The word ‘dementia’ describes a group of symptoms that

includes memory loss, difficulties with thinking, problem-solving

or language, and often changes in mood, perception

or behaviour. These changes are usually small to start with,

but for someone with dementia, they become bad enough

to affect daily life.

Dementia is not a natural part of ageing. It is caused when a

disease damages nerve cells in the brain. Nerve cells carry

messages between different parts of the brain, and to other

parts of the body. As more nerve cells are damaged, the brain

becomes less able to work properly.

Dementia can be caused by many different diseases. These

diseases affect the brain in different ways, resulting in different

types of dementia. The most common type is Alzheimer’s

disease. The next most common is vascular dementia.

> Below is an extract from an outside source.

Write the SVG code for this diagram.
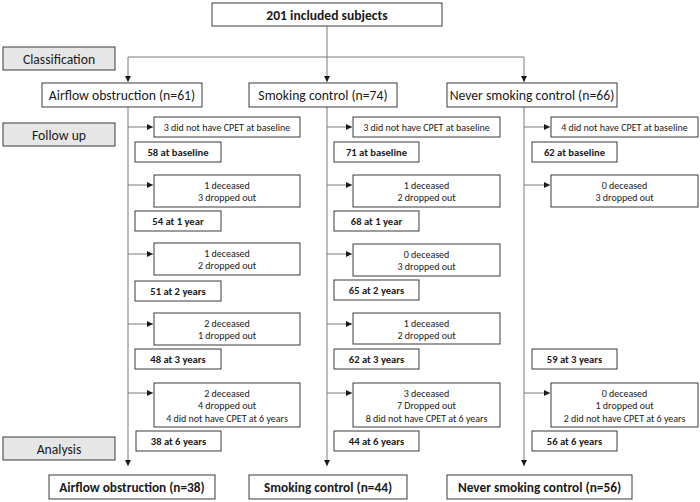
<svg xmlns="http://www.w3.org/2000/svg" width="700" height="502" viewBox="0 0 700 502">
<defs>
<marker id="ah" viewBox="0 0 6 6" refX="6" refY="3" markerWidth="6" markerHeight="6" markerUnits="userSpaceOnUse" orient="auto">
<path d="M0,0 L6,3 L0,6 Z" fill="#1a1a1a"/>
</marker>
</defs>
<style>
rect{fill:#fff;stroke:#3a3a3a;stroke-width:1}
rect.g{fill:#e7e6e6}
text{font-family:Carlito,Lato,"Liberation Sans",sans-serif;fill:#1a1a1a;text-anchor:middle}
.lg{font-size:13.7px}
.lb{font-size:13.3px;font-weight:bold}
.tb{font-size:13.6px;font-weight:bold}
.sm{font-size:10px}
.sb{font-size:10.6px;font-weight:bold}
#connectors path{fill:none;stroke:#7a7a7a;stroke-width:1}
#connectors path.a{marker-end:url(#ah)}
</style>
<g id="connectors">
<path d="M327,26 V57"/>
<path d="M128,57 H524"/>
<path class="a" d="M128,57 V82"/>
<path class="a" d="M327,57 V82"/>
<path class="a" d="M524,57 V82"/>
<path class="a" d="M128,107 V466"/>
<path class="a" d="M327,107 V466"/>
<path class="a" d="M524,107 V466"/>
<path class="a" d="M128,127 H153"/>
<path class="a" d="M128,185 H153"/>
<path class="a" d="M128,254 H153"/>
<path class="a" d="M128,324 H153"/>
<path class="a" d="M128,393 H153"/>
<path class="a" d="M327,127 H352"/>
<path class="a" d="M327,185 H352"/>
<path class="a" d="M327,254 H352"/>
<path class="a" d="M327,324 H352"/>
<path class="a" d="M327,393 H352"/>
<path class="a" d="M524,127 H550"/>
<path class="a" d="M524,185 H550"/>
<path class="a" d="M524,393 H550"/>
</g>
<g id="top"><rect x="212" y="3" width="230" height="23"/><text class="tb" x="327" y="19.5">201 included subjects</text></g>
<g id="classification"><rect class="g" x="3" y="47" width="112" height="23"/><text class="lg" x="59" y="63.5">Classification</text></g>
<g id="followup"><rect class="g" x="3" y="123" width="112" height="23"/><text class="lg" x="59" y="139.5">Follow up</text></g>
<g id="analysis"><rect class="g" x="3" y="437" width="112" height="23"/><text class="lg" x="59" y="453.5">Analysis</text></g>
<g id="ao61"><rect x="42" y="83" width="160" height="24"/><text class="lg" x="122" y="100">Airflow obstruction (n=61)</text></g>
<g id="sc74"><rect x="249" y="83" width="148" height="24"/><text class="lg" x="323" y="100">Smoking control (n=74)</text></g>
<g id="nsc66"><rect x="447" y="83" width="170" height="24"/><text class="lg" x="532" y="100">Never smoking control (n=66)</text></g>

<g id="c1e0"><rect x="154" y="117" width="146" height="20"/><text class="sm" x="227" y="130.5">3 did not have CPET at baseline</text></g>
<g id="c1n0"><rect x="135" y="142" width="86" height="20"/><text class="sb" x="178" y="155.5">58 at baseline</text></g>
<g id="c1e1"><rect x="154" y="175" width="146" height="32"/><text class="sm" x="227" y="188.5">1 deceased</text><text class="sm" x="227" y="201">3 dropped out</text></g>
<g id="c1n1"><rect x="135" y="211" width="86" height="20"/><text class="sb" x="178" y="224.5">54 at 1 year</text></g>
<g id="c1e2"><rect x="154" y="243" width="146" height="32"/><text class="sm" x="227" y="256.5">1 deceased</text><text class="sm" x="227" y="269">2 dropped out</text></g>
<g id="c1n2"><rect x="135" y="281" width="86" height="20"/><text class="sb" x="178" y="294.5">51 at 2 years</text></g>
<g id="c1e3"><rect x="154" y="313" width="146" height="32"/><text class="sm" x="227" y="326.5">2 deceased</text><text class="sm" x="227" y="339">1 dropped out</text></g>
<g id="c1n3"><rect x="135" y="349" width="86" height="20"/><text class="sb" x="178" y="362.5">48 at 3 years</text></g>
<g id="c1e6"><rect x="154" y="383" width="146" height="44"/><text class="sm" x="227" y="396.5">2 deceased</text><text class="sm" x="227" y="409">4 dropped out</text><text class="sm" x="227" y="421.5">4 did not have CPET at 6 years</text></g>
<g id="c1n6"><rect x="136" y="431" width="85" height="20"/><text class="sb" x="178.5" y="444.5">38 at 6 years</text></g>

<g id="c2e0"><rect x="353" y="117" width="147" height="20"/><text class="sm" x="426.5" y="130.5">3 did not have CPET at baseline</text></g>
<g id="c2n0"><rect x="334" y="142" width="85" height="20"/><text class="sb" x="376.5" y="155.5">71 at baseline</text></g>
<g id="c2e1"><rect x="353" y="175" width="147" height="32"/><text class="sm" x="426.5" y="188.5">1 deceased</text><text class="sm" x="426.5" y="201">2 dropped out</text></g>
<g id="c2n1"><rect x="334" y="211" width="85" height="20"/><text class="sb" x="376.5" y="224.5">68 at 1 year</text></g>
<g id="c2e2"><rect x="353" y="244" width="147" height="32"/><text class="sm" x="426.5" y="257.5">0 deceased</text><text class="sm" x="426.5" y="270">3 dropped out</text></g>
<g id="c2n2"><rect x="334" y="280" width="85" height="20"/><text class="sb" x="376.5" y="293.5">65 at 2 years</text></g>
<g id="c2e3"><rect x="353" y="313" width="147" height="31"/><text class="sm" x="426.5" y="326.5">1 deceased</text><text class="sm" x="426.5" y="339">2 dropped out</text></g>
<g id="c2n3"><rect x="334" y="349" width="85" height="20"/><text class="sb" x="376.5" y="362.5">62 at 3 years</text></g>
<g id="c2e6"><rect x="353" y="383" width="147" height="44"/><text class="sm" x="426.5" y="396.5">3 deceased</text><text class="sm" x="426.5" y="409">7 Dropped out</text><text class="sm" x="426.5" y="421.5">8 did not have CPET at 6 years</text></g>
<g id="c2n6"><rect x="334" y="431" width="85" height="20"/><text class="sb" x="376.5" y="444.5">44 at 6 years</text></g>

<g id="c3e0"><rect x="551" y="117" width="147" height="20"/><text class="sm" x="624.5" y="130.5">4 did not have CPET at baseline</text></g>
<g id="c3n0"><rect x="532" y="142" width="85" height="20"/><text class="sb" x="574.5" y="155.5">62 at baseline</text></g>
<g id="c3e1"><rect x="551" y="175" width="147" height="32"/><text class="sm" x="624.5" y="188.5">0 deceased</text><text class="sm" x="624.5" y="201">3 dropped out</text></g>
<g id="c3n3"><rect x="532" y="349" width="85" height="20"/><text class="sb" x="574.5" y="362.5">59 at 3 years</text></g>
<g id="c3e6"><rect x="551" y="383" width="147" height="44"/><text class="sm" x="624.5" y="396.5">0 deceased</text><text class="sm" x="624.5" y="409">1 dropped out</text><text class="sm" x="624.5" y="421.5">2 did not have CPET at 6 years</text></g>
<g id="c3n6"><rect x="532" y="431" width="85" height="20"/><text class="sb" x="574.5" y="444.5">56 at 6 years</text></g>

<g id="ao38"><rect x="49" y="475" width="166" height="24"/><text class="lb" x="132" y="492">Airflow obstruction (n=38)</text></g>
<g id="sc44"><rect x="249" y="475" width="158" height="24"/><text class="lb" x="328" y="492">Smoking control (n=44)</text></g>
<g id="nsc56"><rect x="447" y="475" width="185" height="24"/><text class="lb" x="539.5" y="492">Never smoking control (n=56)</text></g>
</svg>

A person’s symptoms depend on the disease that is causing

the dementia and which parts of their brain are affected.



Each person experiences dementia in their own way. Different

types of dementia affect people differently, especially in the

early stages.

However, there are some common

symptoms of dementia.

These include:

Memory loss – for example, problems recalling things that

happened recently.

Difficulty concentrating, planning or organising – for

example, struggling to make decisions, solve problems or

follow a series of steps (such as cooking a meal).

Problems with language and communication – for

example, difficulties following a conversation or finding the

right word for something.

Misunderstanding what is being seen – for example,

problems judging distances (such as on stairs) or perceiving

the edges of objects, or misinterpreting patterns or reflections.

Being confused about time or place – for example, losing

track of the time or date, or becoming confused about where

they are.

Mood changes or difficulty controlling emotions –

for example, becoming unusually anxious, irritable, sad

or frightened, losing interest in things, or experiencing

personality changes.

With some types of dementia, the person may have difficulty

knowing what is real and what isn’t. They may see or hear

things that are not really there (hallucinations) or strongly

believe things that are not true (delusions).

Progression and the later

stages of dementia

Dementia is progressive, which means symptoms may be

relatively mild at first, but they get worse over time.

How quickly this happens varies from person

to person and is normally very difficult to predict.

As dementia progresses, the person may start to behave in ways that seem unusual or out of character.

This might include asking the same question over and over, pacing around, or becoming 

restless or agitated. This can be distressing or challenging for the

person and those close to them.


It also becomes harder for a person to eat, drink and stay active

as dementia progresses. This may lead to muscle weakness and

weight loss, which can make a person more frail.

Many people also have other health conditions that become

more difficult to manage because of their dementia. This means

these conditions get worse quicker.

Changes in sleep patterns are also very common in the later

stages. The person may sleep more and more during the day

and have problems going to sleep at night.